#### [Provided data]
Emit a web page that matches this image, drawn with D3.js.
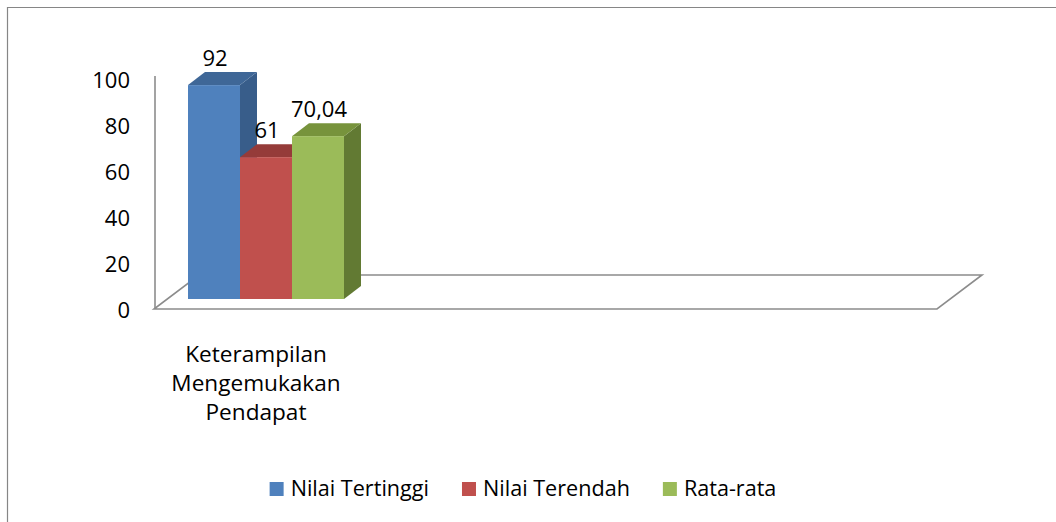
<!DOCTYPE html>
<html>
<head>
<meta charset="utf-8">
<script src="https://cdn.jsdelivr.net/npm/d3@7"></script>
<style>
  html, body { margin: 0; padding: 0; background: #fff; }
  svg { display: block; font-family: "Open Sans", sans-serif; }
</style>
</head>
<body>
<div id="chart"></div>
<script>
// data
const categories = ['Keterampilan Mengemukakan Pendapat'];
const categoryLines = [['Keterampilan', 'Mengemukakan', 'Pendapat']];
const seriesNames = ['Nilai Tertinggi', 'Nilai Terendah', 'Rata-rata'];
const seriesValues = [[92], [61], [70.04]];
const valueLabels = [['92'], ['61'], ['70,04']];
const yTicks = [0, 20, 40, 60, 80, 100];

const colors = {
  front: ['#4F81BD', '#C0504D', '#9BBB59'],
  top:   ['#3F6797', '#953B39', '#77933C'],
  side:  ['#385D8A', '#8A3836', '#627A33']
};

const W = 1056, H = 522;
const DX = 17, DY = -13;           // bar depth offset
const FX = 45, FY = -34;           // floor depth offset

const svg = d3.select('#chart').append('svg')
  .attr('width', W).attr('height', H);

// outer border (only left + top visible in the reference)
svg.append('path')
  .attr('d', `M7.5,${H} V7.5 H${W}`)
  .attr('fill', 'none').attr('stroke', '#868686').attr('stroke-width', 1.2);

// scales
const yBar  = d3.scaleLinear().domain([0, 100]).range([299, 66.5]);
const yTick = d3.scaleLinear().domain([0, 100]).range([310, 80]);
const xSer  = d3.scaleBand().domain(seriesNames).range([188, 344]);

// floor outline
const fl = 154, fr = 937, fy = 309;
svg.append('path')
  .attr('d', `M${fl},${fy} H${fr} L${fr + FX},${fy + FY} H${fl + FX} Z`)
  .attr('fill', 'none').attr('stroke', '#8C8C8C').attr('stroke-width', 1.6);

// vertical axis line
svg.append('line')
  .attr('x1', 155).attr('x2', 155)
  .attr('y1', yTick(0) - 1).attr('y2', 76)
  .attr('stroke', '#8C8C8C').attr('stroke-width', 1.6);

// tick labels
svg.append('g').selectAll('text')
  .data(yTicks).join('text')
  .attr('x', 130).attr('y', d => yTick(d))
  .attr('dy', '0.36em')
  .attr('text-anchor', 'end')
  .attr('font-size', 22).attr('fill', '#000')
  .text(d => d);

// bars
seriesNames.forEach((name, s) => {
  categories.forEach((cat, c) => {
    const v = seriesValues[s][c];
    const x0 = xSer(name), x1 = x0 + xSer.bandwidth();
    const yt = yBar(v), yb = yBar(0);
    const g = svg.append('g');
    // side face
    g.append('path')
      .attr('d', `M${x1},${yb} L${x1 + DX},${yb + DY} L${x1 + DX},${yt + DY} L${x1},${yt} Z`)
      .attr('fill', colors.side[s]);
    // top face
    g.append('path')
      .attr('d', `M${x0},${yt} L${x0 + DX},${yt + DY} L${x1 + DX},${yt + DY} L${x1},${yt} Z`)
      .attr('fill', colors.top[s]);
    // front face
    g.append('rect')
      .attr('x', x0).attr('y', yt)
      .attr('width', xSer.bandwidth()).attr('height', yb - yt)
      .attr('fill', colors.front[s]);
    // value label
    g.append('text')
      .attr('x', (x0 + x1) / 2 + 1)
      .attr('y', yt + DY - 6)
      .attr('text-anchor', 'middle')
      .attr('font-size', 22).attr('fill', '#000')
      .text(valueLabels[s][c]);
  });
});

// category label
categories.forEach((cat, c) => {
  const t = svg.append('text')
    .attr('x', 256).attr('y', 362)
    .attr('text-anchor', 'middle')
    .attr('font-size', 22.6).attr('fill', '#000');
  categoryLines[c].forEach((line, i) => {
    t.append('tspan').attr('x', 256).attr('dy', i === 0 ? 0 : 29).text(line);
  });
});

// legend
const legend = svg.append('g');
const items = seriesNames.map((name, s) => {
  const g = legend.append('g');
  g.append('rect').attr('x', 0).attr('y', -14).attr('width', 14).attr('height', 14)
    .attr('fill', colors.front[s]);
  const t = g.append('text').attr('x', 21).attr('y', 0)
    .attr('font-size', 21.6).attr('fill', '#000').text(name);
  return { g, w: 21 + t.node().getComputedTextLength() };
});
const gap = 33;
const total = d3.sum(items, d => d.w) + gap * (items.length - 1);
let lx = 523 - total / 2;
items.forEach(d => {
  d.g.attr('transform', `translate(${lx},496)`);
  lx += d.w + gap;
});
</script>
</body>
</html>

#### [Exercise directions]
Strip out the pictures and quote the remaining data word for word.

#### [Response to the task]
Emit a web page that matches this image, drawn with D3.js.
<!DOCTYPE html>
<html>
<head>
<meta charset="utf-8">
<script src="https://cdn.jsdelivr.net/npm/d3@7"></script>
<style>
  html, body { margin: 0; padding: 0; background: #fff; }
  svg { display: block; font-family: "Open Sans", sans-serif; }
</style>
</head>
<body>
<div id="chart"></div>
<script>
// data
const categories = ['Keterampilan Mengemukakan Pendapat'];
const categoryLines = [['Keterampilan', 'Mengemukakan', 'Pendapat']];
const seriesNames = ['Nilai Tertinggi', 'Nilai Terendah', 'Rata-rata'];
const seriesValues = [[92], [61], [70.04]];
const valueLabels = [['92'], ['61'], ['70,04']];
const yTicks = [0, 20, 40, 60, 80, 100];

const colors = {
  front: ['#4F81BD', '#C0504D', '#9BBB59'],
  top:   ['#3F6797', '#953B39', '#77933C'],
  side:  ['#385D8A', '#8A3836', '#627A33']
};

const W = 1056, H = 522;
const DX = 17, DY = -13;           // bar depth offset
const FX = 45, FY = -34;           // floor depth offset

const svg = d3.select('#chart').append('svg')
  .attr('width', W).attr('height', H);

// outer border (only left + top visible in the reference)
svg.append('path')
  .attr('d', `M7.5,${H} V7.5 H${W}`)
  .attr('fill', 'none').attr('stroke', '#868686').attr('stroke-width', 1.2);

// scales
const yBar  = d3.scaleLinear().domain([0, 100]).range([299, 66.5]);
const yTick = d3.scaleLinear().domain([0, 100]).range([310, 80]);
const xSer  = d3.scaleBand().domain(seriesNames).range([188, 344]);

// floor outline
const fl = 154, fr = 937, fy = 309;
svg.append('path')
  .attr('d', `M${fl},${fy} H${fr} L${fr + FX},${fy + FY} H${fl + FX} Z`)
  .attr('fill', 'none').attr('stroke', '#8C8C8C').attr('stroke-width', 1.6);

// vertical axis line
svg.append('line')
  .attr('x1', 155).attr('x2', 155)
  .attr('y1', yTick(0) - 1).attr('y2', 76)
  .attr('stroke', '#8C8C8C').attr('stroke-width', 1.6);

// tick labels
svg.append('g').selectAll('text')
  .data(yTicks).join('text')
  .attr('x', 130).attr('y', d => yTick(d))
  .attr('dy', '0.36em')
  .attr('text-anchor', 'end')
  .attr('font-size', 22).attr('fill', '#000')
  .text(d => d);

// bars
seriesNames.forEach((name, s) => {
  categories.forEach((cat, c) => {
    const v = seriesValues[s][c];
    const x0 = xSer(name), x1 = x0 + xSer.bandwidth();
    const yt = yBar(v), yb = yBar(0);
    const g = svg.append('g');
    // side face
    g.append('path')
      .attr('d', `M${x1},${yb} L${x1 + DX},${yb + DY} L${x1 + DX},${yt + DY} L${x1},${yt} Z`)
      .attr('fill', colors.side[s]);
    // top face
    g.append('path')
      .attr('d', `M${x0},${yt} L${x0 + DX},${yt + DY} L${x1 + DX},${yt + DY} L${x1},${yt} Z`)
      .attr('fill', colors.top[s]);
    // front face
    g.append('rect')
      .attr('x', x0).attr('y', yt)
      .attr('width', xSer.bandwidth()).attr('height', yb - yt)
      .attr('fill', colors.front[s]);
    // value label
    g.append('text')
      .attr('x', (x0 + x1) / 2 + 1)
      .attr('y', yt + DY - 6)
      .attr('text-anchor', 'middle')
      .attr('font-size', 22).attr('fill', '#000')
      .text(valueLabels[s][c]);
  });
});

// category label
categories.forEach((cat, c) => {
  const t = svg.append('text')
    .attr('x', 256).attr('y', 362)
    .attr('text-anchor', 'middle')
    .attr('font-size', 22.6).attr('fill', '#000');
  categoryLines[c].forEach((line, i) => {
    t.append('tspan').attr('x', 256).attr('dy', i === 0 ? 0 : 29).text(line);
  });
});

// legend
const legend = svg.append('g');
const items = seriesNames.map((name, s) => {
  const g = legend.append('g');
  g.append('rect').attr('x', 0).attr('y', -14).attr('width', 14).attr('height', 14)
    .attr('fill', colors.front[s]);
  const t = g.append('text').attr('x', 21).attr('y', 0)
    .attr('font-size', 21.6).attr('fill', '#000').text(name);
  return { g, w: 21 + t.node().getComputedTextLength() };
});
const gap = 33;
const total = d3.sum(items, d => d.w) + gap * (items.length - 1);
let lx = 523 - total / 2;
items.forEach(d => {
  d.g.attr('transform', `translate(${lx},496)`);
  lx += d.w + gap;
});
</script>
</body>
</html>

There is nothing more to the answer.